Just because the job was perfect for her didn’t mean it was meant for me, so I didn’t force it. God didn’t need me to be someone else; he needed me to be somewhere else. Somewhere only I could be.

This hasn’t changed. The only difference is that now I don’t believe Him like I used to; at least not with any degree of consistency.

I don’t know about you, but the fight of my life has always been for contentment. The serpent of old is relentless in luring me to want more/be more/do more than God ever intends for my days.

Satan dots the map with other people’s towers and scoffs at the sight of my feet on this sand.

What’s worse is that I let him. I look at what she’s publishing and where they’re traveling and who he’s reaching, and I lose my footing, slipping and struggling in the temptation to flee the ground of my right-now life.

Because right now feels small, the daily work of obedience ever hidden in places only God can see.

I rush from the discomfort of doing the next, small thing by living like I have something to prove, a fool’s errand to be sure.

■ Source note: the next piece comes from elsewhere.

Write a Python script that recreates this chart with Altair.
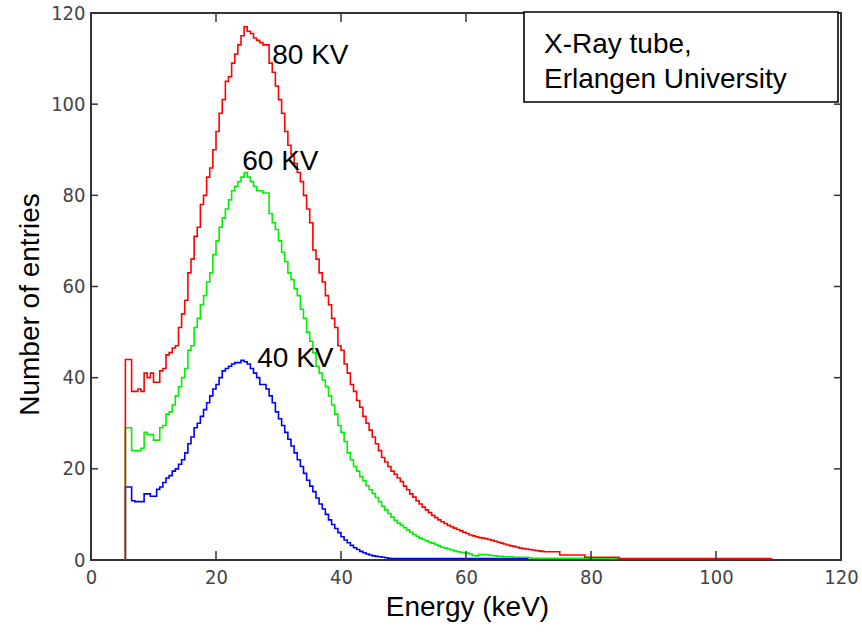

I dash for the ladder. His voice hems me in.

“Stop. Not like her, not like this.”

Then I remember.

Hustle cannot save me. Envy will not serve me. Contentment will only be mine when I call His name.

So I unfollow and unsubscribe, each click a shield from the splash; the one I’m not making because I’m not supposed to be her.

Instead, I’m called to walk with Him on the ground of my very own life.

Red buoy across my lap?

Red notifications on my screen?

Neither announce that I matter.

Only He can do that.

Turns out, when He jumped from His tower, He was coming after me.

 

Some days I feel small. On other days, my world feels small. Neither feeling is true.

We are infinite creatures living in an infinite cosmos, and we are seen.

We are known. We are never forgotten or so lost that we cannot be found.